Caring for a Red-Eared Slider Turtle


Turtle Care: I use a Fluval 305 filter to keep my 19-year-old red-eared slider turtle, Psycho’s 50 gallon tank clean. I clean the filter less than once a month and don’t always change out the media inside. Media is really expensive to replace so I simply just rinse it out thoroughly and put it back. Often I will change out the four sponges as I find that replacing those sponges allows me to skip a complete overhaul of the filter more often.

I have had to replace the Fluval 305 several times because of leaks that come from the meeting place of the cover and the base. I have solved this problem in two ways – one, I use Vaseline to coat the o-ring that sits on the bottom of the cover and two, I sit the filter in a sink plastic water basin at all times. I have found that even if the filter initially leaks when restarting after cleaning, it usually stops within a few minutes.

I have also found that the Fluval 305 often takes a long time to prime – in addition to a lot of banging my fingers and tiring out my arms.

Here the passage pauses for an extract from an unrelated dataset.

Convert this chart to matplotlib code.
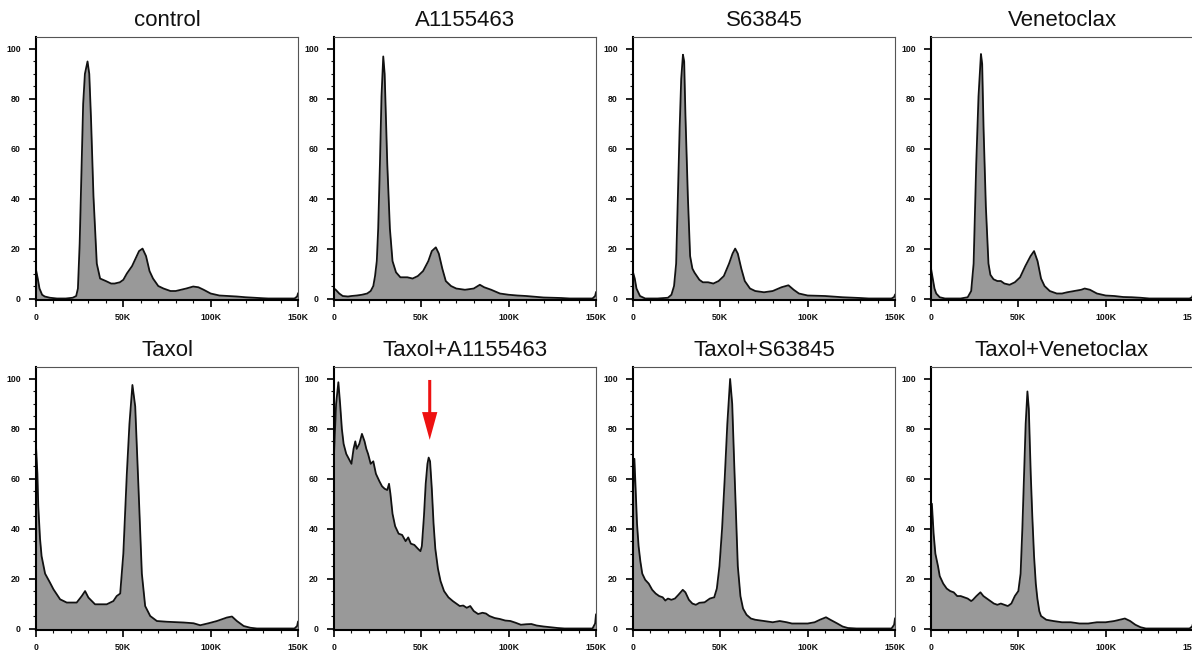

I have made the process easier by filling the base with water in the sink, putting the cover on and then filling the filter to the tippy top after placing it in the basin under the aquarium. I use a long-nosed measuring cup to make it easier to get the water in the female hose holes on the cover. Then I attach the hoses and prime for a bit – I don’t go crazy with the priming. I simply turn on the filter and see how harsh the motor sounds. Usually it sounds like it is only struggling a little bit and only a small amount of water leaks out the sides of the filter, so I am able to leave it alone and it works itself into suction without harming the motor. If I hear a harsh sound when I plug in the filter, I prime for a bit longer and then try again.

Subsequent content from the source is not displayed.